We are using dvc for heavy AI-ML model files in our gitlab repository.
Lets say, with the help of DVC, we can easily push a model file ‘X’ to cloud but while pulling same file on some other server, we have to use command “dvc pull X”.

Currently, we run this command “dvc pull X” manually everytime we update our file X. Since, we dont want to pull all the updated files on cloud therefore it is necessary for us to specify ‘X’ in our dvc pull requests.

My question is how can we automate this dvc pull request in our CI yaml file for a single file X, if this X is a variable for our file name ?

Hi @Somya,

Could you set the file name as an environment variable in the CI system? (Perhaps via GitLab CI/CD environment variables | GitLab if you’re using that)

Then if the env var name is FILE_NAME, you can

$ dvc pull $FILE_NAME

(from the CI job script)

Depending on your use case though, you may want to check out the dvc get or dvc import commands: https://dvc.org/doc/command-reference/get, https://dvc.org/doc/command-reference/import.

Hi @jorgeorpinel,
Thanks for your reply.
Regarding the solution based on environment variable, the file needs to be pushed from server 1 and get pulled on server 2, and if we will set file name in an environment variable then we will be doing that on server 2 and my problem will still persist. How can I communicate this environment variable between 2 branches of my gitlab repository ?

I will definitely checkout dvc get and dvc import as suggested.

Thanks and Regards

@Somya

How can I communicate this environment variable between 2 branches of my gitlab repository ?

Is it about communication between branches, or rather two different builds?
Are they run in parallel, or is one depending on another?

Hi @Paffciu,
My use case involves one feature branch which is then merged with “master” branch.
Feature branch is just a clone of master branch on my local machine from which I will push my dvc file. And master branch means deployment of same repository on some other server with master branch.

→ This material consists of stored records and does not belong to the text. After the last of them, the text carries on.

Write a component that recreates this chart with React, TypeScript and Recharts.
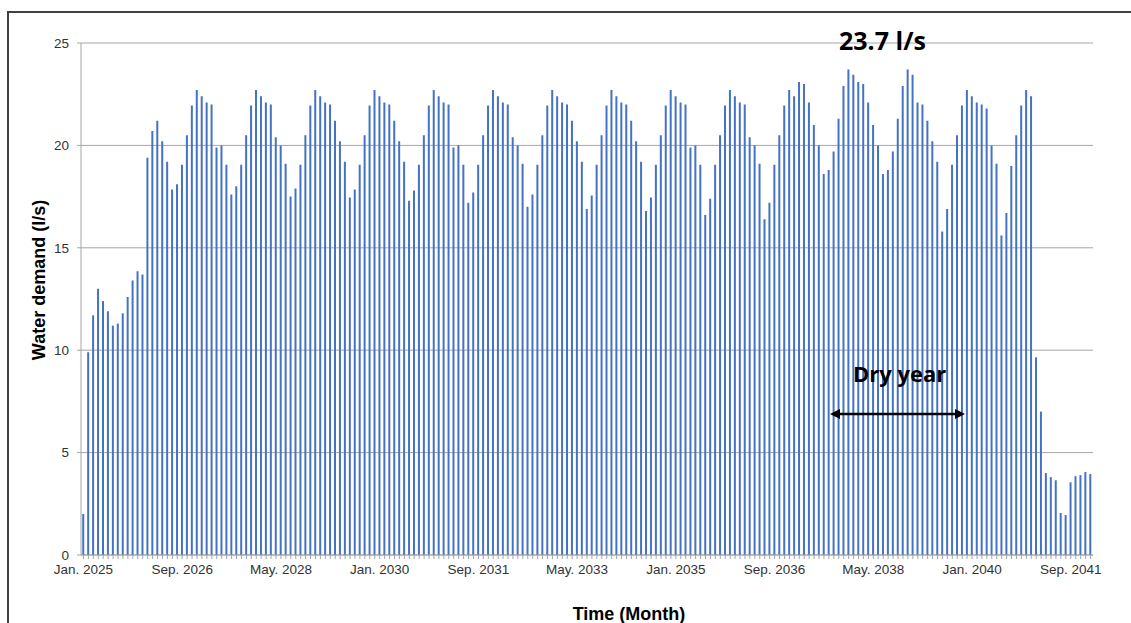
import { Bar, BarChart, CartesianGrid, XAxis, YAxis } from "recharts"

const monthNames = ["Jan.", "Feb.", "Mar.", "Apr.", "May.", "Jun.", "Jul.", "Aug.", "Sep.", "Oct.", "Nov.", "Dec."]

// monthly water demand (l/s), one array per year
const y2025 = [2.0, 9.9, 11.7, 13.0, 12.4, 11.9, 11.2, 11.3, 11.8, 12.6, 13.4, 13.85]
const y2026 = [13.7, 19.4, 20.7, 21.2, 20.2, 19.2, 17.85, 18.1, 19.05, 20.5, 21.95, 22.7]
const y2027 = [22.4, 22.1, 22.0, 19.9, 20.0, 19.05, 17.6, 18.0, 19.05, 20.5, 21.95, 22.7]
const y2028 = [22.4, 22.1, 22.0, 20.4, 20.0, 19.1, 17.5, 17.9, 19.05, 20.5, 21.95, 22.7]
const y2029 = [22.4, 22.1, 22.0, 21.2, 20.2, 19.2, 17.45, 17.85, 19.05, 20.5, 21.95, 22.7]
const y2030 = [22.4, 22.1, 22.0, 21.2, 20.2, 19.2, 17.3, 17.8, 19.05, 20.5, 21.95, 22.7]
const y2031 = [22.4, 22.1, 22.0, 19.9, 20.0, 19.05, 17.2, 17.7, 19.05, 20.5, 21.95, 22.7]
const y2032 = [22.4, 22.1, 22.0, 20.4, 20.0, 19.1, 17.0, 17.6, 19.05, 20.5, 21.95, 22.7]
const y2033 = [22.4, 22.1, 22.0, 21.2, 20.2, 19.2, 16.9, 17.55, 19.05, 20.5, 21.95, 22.7]
const y2034 = [22.4, 22.1, 22.0, 21.2, 20.2, 19.2, 16.8, 17.45, 19.05, 20.5, 21.95, 22.7]
const y2035 = [22.4, 22.1, 22.0, 19.9, 20.0, 19.05, 16.6, 17.4, 19.05, 20.5, 21.95, 22.7]
const y2036 = [22.4, 22.1, 22.0, 20.4, 20.0, 19.1, 16.4, 17.2, 19.05, 20.5, 21.95, 22.7]
const y2037 = [22.4, 23.1, 23.0, 22.1, 21.0, 20.0, 18.6, 18.8, 19.7, 21.3, 22.9, 23.7]
const y2038 = [23.45, 23.1, 23.0, 22.1, 21.0, 20.0, 18.6, 18.8, 19.7, 21.3, 22.9, 23.7]
const y2039 = [23.45, 22.1, 22.0, 21.2, 20.2, 19.2, 15.8, 16.9, 19.05, 20.5, 21.95, 22.7]
const y2040 = [22.4, 22.1, 22.0, 21.8, 20.0, 19.1, 15.6, 16.7, 19.0, 20.5, 21.95, 22.7]
const y2041 = [22.4, 9.65, 7.0, 4.0, 3.8, 3.65, 2.05, 1.95, 3.55, 3.85, 3.9, 4.05]
const y2042 = [3.95]

const years = [
  { year: 2025, values: y2025 },
  { year: 2026, values: y2026 },
  { year: 2027, values: y2027 },
  { year: 2028, values: y2028 },
  { year: 2029, values: y2029 },
  { year: 2030, values: y2030 },
  { year: 2031, values: y2031 },
  { year: 2032, values: y2032 },
  { year: 2033, values: y2033 },
  { year: 2034, values: y2034 },
  { year: 2035, values: y2035 },
  { year: 2036, values: y2036 },
  { year: 2037, values: y2037 },
  { year: 2038, values: y2038 },
  { year: 2039, values: y2039 },
  { year: 2040, values: y2040 },
  { year: 2041, values: y2041 },
  { year: 2042, values: y2042 },
]

const yTicks = [0, 5, 10, 15, 20, 25]
const labelEvery = 20

const data = years.flatMap(({ year, values }) =>
  values.map((demand, m) => ({ month: `${monthNames[m]} ${year}`, demand }))
)

const axisGray = "#a6a6a6"
const tickFont = { fontFamily: "Liberation Sans, Arial, sans-serif", fontSize: 13.5, fill: "#333" }

export default function App() {
  return (
    <div style={{ position: "fixed", left: 0, top: 0, width: 1131, height: 623, overflow: "hidden", background: "#fff" }}>
      <BarChart width={1131} height={623} data={data} margin={{ top: 43, right: 38, bottom: 38, left: 31 }} barCategoryGap="25%">
        <CartesianGrid yAxisId="left" vertical={false} stroke={axisGray} />
        <XAxis
          dataKey="month"
          interval={0}
          height={30}
          tickSize={4}
          tickMargin={5}
          stroke={axisGray}
          tick={tickFont}
          tickFormatter={(v, i) => (i % labelEvery === 0 ? v : "")}
        />
        <YAxis
          yAxisId="left"
          width={50}
          domain={[0, 25]}
          ticks={yTicks}
          tickSize={4}
          tickMargin={8}
          stroke={axisGray}
          tick={tickFont}
        />
        <YAxis yAxisId="right" orientation="right" width={0} domain={[0, 25]} tick={false} tickLine={false} axisLine={{ stroke: "#c8c8c8", strokeWidth: 2 }} />
        <Bar yAxisId="left" dataKey="demand" fill="#4472C4" isAnimationActive={false} />
      </BarChart>
      <svg width={1131} height={623} style={{ position: "absolute", left: 0, top: 0, pointerEvents: "none" }}>
        <polyline points="8,623 8,12 1131,12" fill="none" stroke="#404040" strokeWidth={2} />
        <text
          x={39}
          y={280}
          transform="rotate(-90 39 280)"
          textAnchor="middle"
          dominantBaseline="central"
          style={{ fontFamily: "Liberation Sans, Arial, sans-serif", fontSize: 18, fontWeight: 700 }}
        >
          Water demand (l/s)
        </text>
        <text x={629} y={620} textAnchor="middle" style={{ fontFamily: "Liberation Sans, Arial, sans-serif", fontSize: 18, fontWeight: 700 }}>
          Time (Month)
        </text>
        <text x={839} y={50} style={{ fontFamily: "Open Sans, sans-serif", fontSize: 25, fontWeight: 700 }}>
          23.7 l/s
        </text>
        <text x={853} y={382} style={{ fontFamily: "Open Sans, sans-serif", fontSize: 22, fontWeight: 700 }}>
          Dry year
        </text>
        <line x1={836} y1={414} x2={959} y2={414} stroke="#000" strokeWidth={2.5} />
        <polygon points="830,414 840,409 840,419" fill="#000" />
        <polygon points="965,414 955,409 955,419" fill="#000" />
      </svg>
    </div>
  )
}
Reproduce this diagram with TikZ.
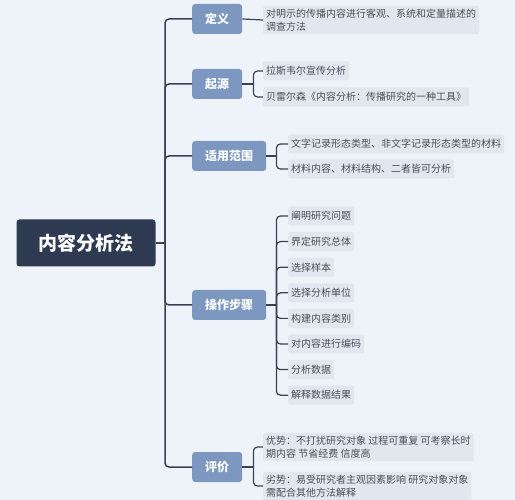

I want to pull a dvc file from master branch.
To answer your question, master branch is dependent on feature branch and do not run in parallel.

@Somya
And how does your workflow look like?

  1. You do some changes in feature branch
  2. You push the changed data with dvc
  3. You push the git changes into master branch in core repo
  4. You update your master branch on server 2
    And
  5. You want to update only the stage that has been updated in step 3.
    Am I right so far?
1 Like

Hi @Paffciu,
My workflow looks like following :

  1. I do some changes in feature branch
  2. I push the changed data with dvc
  3. I merge master branch from feature branch using merge request feature of gitlab
  4. Git pull all the changes in repository deployed on server 2 with master branch (Continuous integration written in gitlab config yaml file)

But as I pushed a dvc file from my feature branch, I would like to pull that file from master branch on server 2. A simple command “dvc pull $filename” can do that trick on server 2 but how can I automate this command if $filename is not fixed.